Is it true that if A is a K-approximate group of fixed density d in a finite abelian group then there is a non-zero r such that the Fourier coefficient of 1_A at r has modulus bounded below in terms of d and K only? This seems to be true for all examples I can think of, including sumsets and Bohr sets, and it seems intuitively clear that if only K shifts of A are needed to cover A+A then A cannot be very randomlike.

In anticipation, thank you for your time.

2 June, 2011 at 10:19 am

Terence TaoWell, first of all the claim as stated is false for d=1 (take A to be the entire group G). But it is probably false in general also. Consider for instance a random subset A of Z/2NZ formed by selecting one element at random from {2n,2n+1} for each n=1,…,N. Then A and A+1 will cover Z/2NZ and will thus certainly cover A+A, on the other hand A will be very Fourier uniform. (This is not a symmetric set, but it is easy enough to modify this construction to make it symmetric and contain the origin.)

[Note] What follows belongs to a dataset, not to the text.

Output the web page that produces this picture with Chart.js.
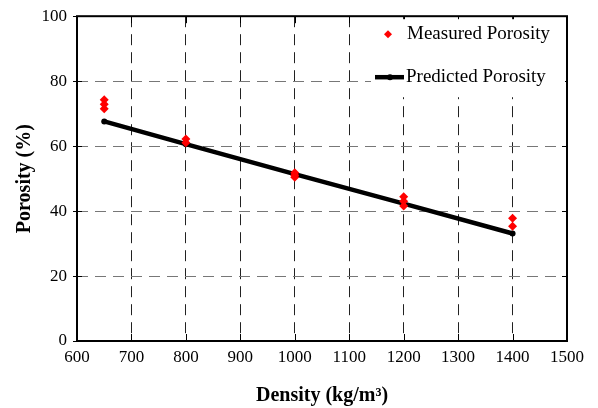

What is true, though, is that if A is dense and Fourier uniform, then A+A will occupy almost all of the group, and A+A+A will occupy all of the group. This is a standard application of Fourier-analytic methods (covered for instance in my book with Van). So one has a dichotomy for dense sets A; either there is a large Fourier coefficient, or A+A and A+A+A are very large.

5 September, 2018 at 10:59 pm

Matthew TointonDear Terry,

It looks like the constant is missing from the inequality in Lemma 2.